DOVER, Del. -- You're Kurt Busch and you have been the recent center of attention for profanity-laced comments about your team over the in-car radio.
Now you're being asked to comment on whether your past issues with Kevin Harvick led the Richard Childress Racing driver to have a strong dislike for your younger brother Kyle.
And your brother put you in this awkward position by saying he may be a by-product of your relationship with the driver he is sharing a four-race probation with for last week's post-race confrontation at Darlington.
What do you say?
"OK, right. Let's congratulate Regan Smith on his win last week," Kurt said with a smile Friday at Dover International Speedway. "I don't think he's gotten any coverage whatsoever. He did a great job to win that race. Congratulations to Furniture Row Racing."
But don't feel sorry for Smith or his Denver-based one-car team as he prepares for Sunday's Sprint Cup race at the Monster Mile. He has gotten plenty of attention since making the Southern 500 his first win in the Sprint Cup Series.
He has done more than 60 interviews, and hardly a person in the garage hasn't offered congratulations the past couple of days. Team owner Barney Visser has gotten his share of attention, too, including a phone call from the governor of Colorado.
This remains the feel-good story of the year, bigger than Trevor Bayne and the Wood Brothers winning the Daytona 500, because the Wood Brothers have won before.
As Kyle Busch said when debating whether he or Harvick ever could be friends -- and we have concluded they won't -- and whether their pit-road confrontation brought a lot of visibility to the sport, "There should also be a lot of attention drawn to the sport with Regan Smith and him winning his first race in NASCAR at the Southern 500 and getting his name locked into the All-Star race."
He's right. If fans got as excited about Smith's story as they did about Busch and Harvick, the governing body might not be so worried that penalties and fines will temper aggression and personalities.
"That was definitely really cool," Kyle said of Smith's win. "All of us racers will say that was the bigger story."
Smith thought it was the only story until about an hour after the race when he finally heard what happened on pit road with Busch and Harvick.
"Since then, I've seen it on TV," he said. "I don't think it took away at all from the win. This is a big sport, and fortunately we have a lot of media that cover NASCAR and there can be more than one story in a week. It doesn't just have to be one story.
"At the end of the day, that's what makes our sport great is you've got the story of us out of Denver being able to win the race and then you've got these guys over here fighting on pit road. That's what NASCAR is all about. It's excitement."
What would make Smith's story bigger is if he found his way into the top 20 -- he's 27th, 29 points out -- and qualified for the Chase as a wild card.
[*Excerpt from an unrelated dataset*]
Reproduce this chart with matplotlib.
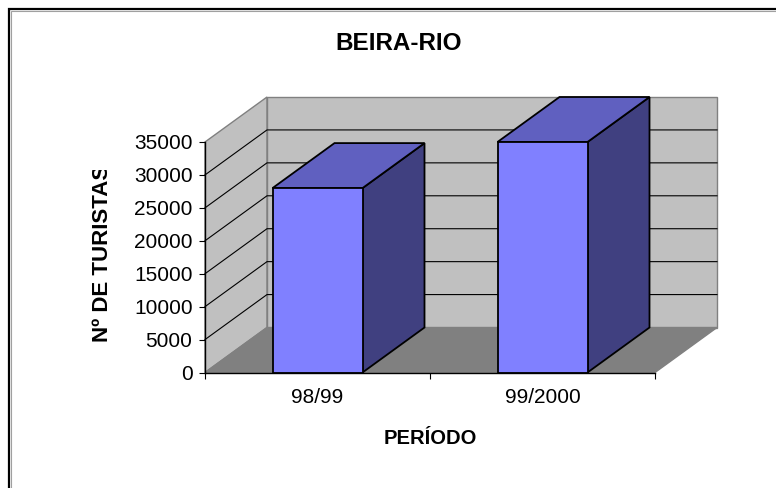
import matplotlib
matplotlib.use("Agg")
import matplotlib.pyplot as plt
from matplotlib.patches import Polygon, Rectangle
from matplotlib.lines import Line2D
from matplotlib.transforms import Bbox, TransformedBbox

# data
periods = ['98/99', '99/2000']
turistas = [28000, 35000]
y_ticks = [0, 5000, 10000, 15000, 20000, 25000, 30000, 35000]

W, H = 776, 488
DEPTH_PX = (62, 45)      # 3D depth offset of the walls, in pixels
BAR_W = 0.4

plt.rcParams['font.family'] = ['Liberation Sans', 'DejaVu Sans']

fig = plt.figure(figsize=(W / 100, H / 100), dpi=100)
ax = fig.add_axes([205 / W, (H - 372.5) / H, 450 / W, 230.5 / H])
ax.set_xlim(-0.5, len(periods) - 0.5)
ax.set_ylim(0, y_ticks[-1])
ax.patch.set_visible(False)
ax.spines['top'].set_visible(False)
ax.spines['right'].set_visible(False)
for s in ['left', 'bottom']:
    ax.spines[s].set_linewidth(1.0)
    ax.spines[s].set_zorder(6)

x0, x1 = ax.get_xlim()
y0, y1 = ax.get_ylim()
pos = ax.get_position()
ddx = DEPTH_PX[0] * (x1 - x0) / (pos.width * W)
ddy = DEPTH_PX[1] * (y1 - y0) / (pos.height * H)


def back(x, y):
    return (x + ddx, y + ddy)


def face(pts, fc, z, ec='k', lw=1.0):
    ax.add_patch(Polygon(pts, closed=True, fc=fc, ec=ec, lw=lw, zorder=z,
                         clip_on=False, joinstyle='miter'))


# walls and floor
face([(x0, y0), (x0, y1), back(x0, y1), back(x0, y0)], '#C0C0C0', 1, ec='#808080')
face([back(x0, y0), back(x1, y0), back(x1, y1), back(x0, y1)], '#C0C0C0', 1, ec='#808080')
face([(x0, y0), (x1, y0), back(x1, y0), back(x0, y0)], '#808080', 1.5, ec='#808080')

# gridlines on side and back wall
for v in y_ticks[1:-1]:
    bx, by = back(x0, v)
    ex, ey = back(x1, v)
    ax.add_line(Line2D([x0, bx, ex], [v, by, ey], color='k', lw=0.8,
                       zorder=2, clip_on=False))

# bars
for i, v in enumerate(turistas):
    l, r = i - BAR_W / 2, i + BAR_W / 2
    face([(r, 0), (r, v), back(r, v), back(r, 0)], '#404080', 3, lw=1.3)
    face([(l, v), (r, v), back(r, v), back(l, v)], '#6060C0', 3, lw=1.3)
    face([(l, 0), (r, 0), (r, v), (l, v)], '#8080FF', 4, lw=1.3)

# axes ticks
ax.set_yticks(y_ticks)
ax.set_yticklabels([str(t) for t in y_ticks])
ax.tick_params(axis='y', direction='out', length=4, width=0.8, pad=5, labelsize=15)
ax.set_xticks([x0 + k for k in range(len(periods) + 1)])
ax.set_xticklabels([])
ax.tick_params(axis='x', which='major', direction='out', length=4.5, width=0.8)
ax.set_xticks(range(len(periods)), minor=True)
ax.set_xticklabels(periods, minor=True)
ax.tick_params(axis='x', which='minor', length=0, pad=11, labelsize=15)

# titles
fig.text(399 / W, 1 - 43 / H, 'BEIRA-RIO', ha='center', va='center',
         fontsize=17.5, fontweight='bold')
fig.text(430 / W, 1 - 438 / H, 'PERÍODO', ha='center', va='center',
         fontsize=14.5, fontweight='bold')
yl = fig.text(102 / W, 1 - 253 / H, 'Nº DE TURISTAS', ha='center', va='center',
              rotation=90, fontsize=16, fontweight='bold')
yl.set_clip_on(True)
yl.set_clip_box(TransformedBbox(Bbox([[0, 0], [1, (H - 170) / H]]), fig.transFigure))

# chart border (runs off the right and bottom edge)
fig.add_artist(Rectangle((8.5 / W, -1), 2, (H - 8.5) / H + 1, transform=fig.transFigure,
                         fill=False, ec='k', lw=1.6))
fig.add_artist(Rectangle((10.5 / W, -1), 2, (H - 10.5) / H + 1, transform=fig.transFigure,
                         fill=False, ec='#A0A0A0', lw=0.8))

fig.savefig('out.png', dpi=100)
It's a long shot, as tough as it is for drivers outside the top 15 to make up spots under the new points system.
And Dover isn't a particularly good place for Smith, who has an average finish of 27.0 here, with no finish better than 21st.
But now he has momentum, and the win does open the door for possibilities that weren't there a week ago.
"Obviously, I've got confidence and we just need to go with the flow and who knows?" Smith said.
Anytime the so-called little guy wins it makes for a great story. There are others out there like Smith and Bayne who soon could break through in the win column, maybe even make the Chase.
There's David Ragan, who is 19th in points and easily could have won the Daytona 500 had he not switched lanes early on the final restart.
"There's quite a few," Smith said. "It's so competitive."
As for Kurt and the impact his relationship with Harvick has on his brother, did you think he could bite his lip forever? After the brief deflection to Smith, he did continue.
"For that issue, I'd say who hasn't Harvick had an issue with?" Kurt said. "Everybody has had run-ins. You name it and everybody has had run-ins with other guys. I mean, who knows?"